Consider a matrix $$A=\left[\begin{array}{ccc}\alpha & \beta & \gamma \\ \alpha^{2} & \beta^{2} & \gamma^{2} \\ \beta+\gamma & \gamma+\alpha & \alpha+\beta\end{array}\right]$$, where $$\alpha, \beta, \gamma$$ are three distinct natural numbers.

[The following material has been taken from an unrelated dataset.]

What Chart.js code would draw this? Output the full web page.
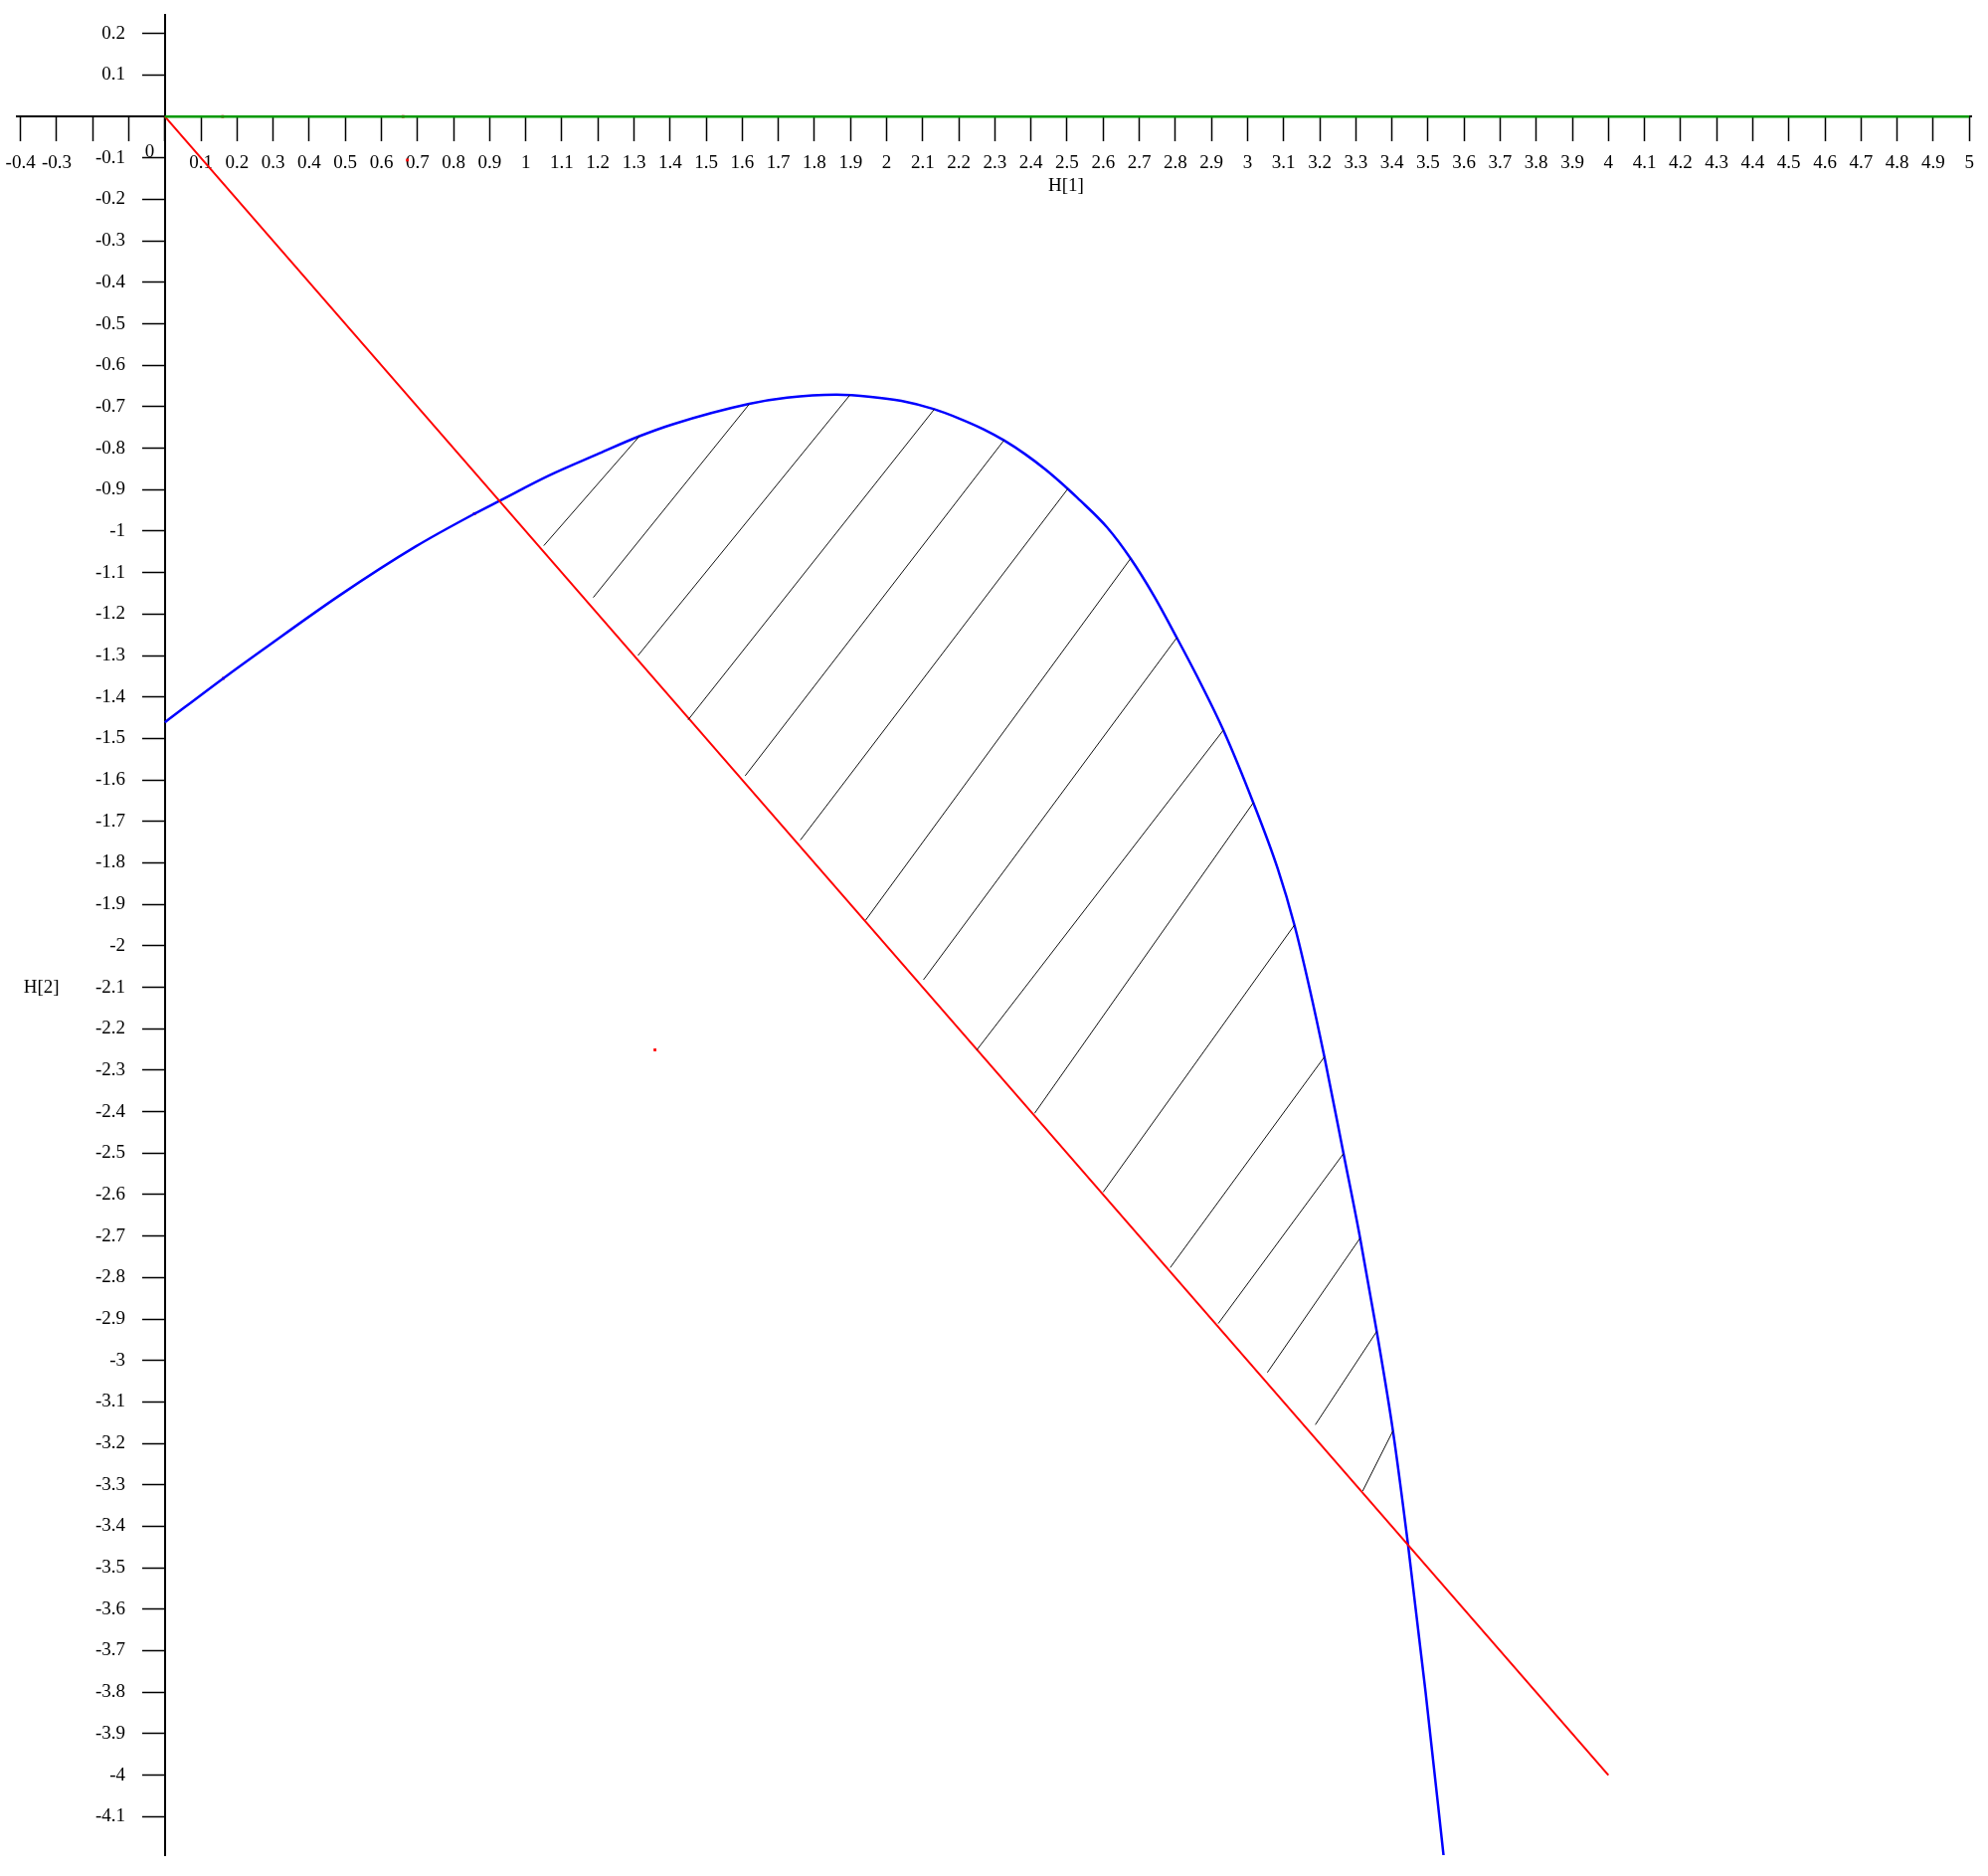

If $$\frac{\operatorname{det}(\operatorname{adj}(\operatorname{adj}(\operatorname{adj}(\operatorname{adj} A))))}{(\alpha-\beta)^{16}(\beta-\gamma)^{16}(\gamma-\alpha)^{16}}=2^{32} \times 3^{16}$$, then the number of such 3 - tuples $$(\alpha, \beta, \gamma)$$ is ____________.

Let $$S$$ be the set containing all $$3 \times 3$$ matrices with entries from $$\{-1,0,1\}$$. The total number of matrices $$A \in S$$ such that the sum of all the diagonal elements of $$A^{\mathrm{T}} A$$ is 6 is ____________.

The number of matrices $$A=\left(\begin{array}{ll}a & b \\ c & d\end{array}\right)$$, where $$a, b, c, d \in\{-1,0,1,2,3, \ldots \ldots, 10\}$$, such that $$A=A^{-1}$$, is ___________.

Let $$A=\left[\begin{array}{lll} 1 & a & a \\ 0 & 1 & b \\ 0 & 0 & 1 \end{array}\right], a, b \in \mathbb{R}$$. If for some

$$n \in \mathbb{N}, A^{n}=\left[\begin{array}{ccc} 1 & 48 & 2160 \\ 0 & 1 & 96 \\ 0 & 0 & 1 \end{array}\right] $$ then $$n+a+b$$ is equal to ____________.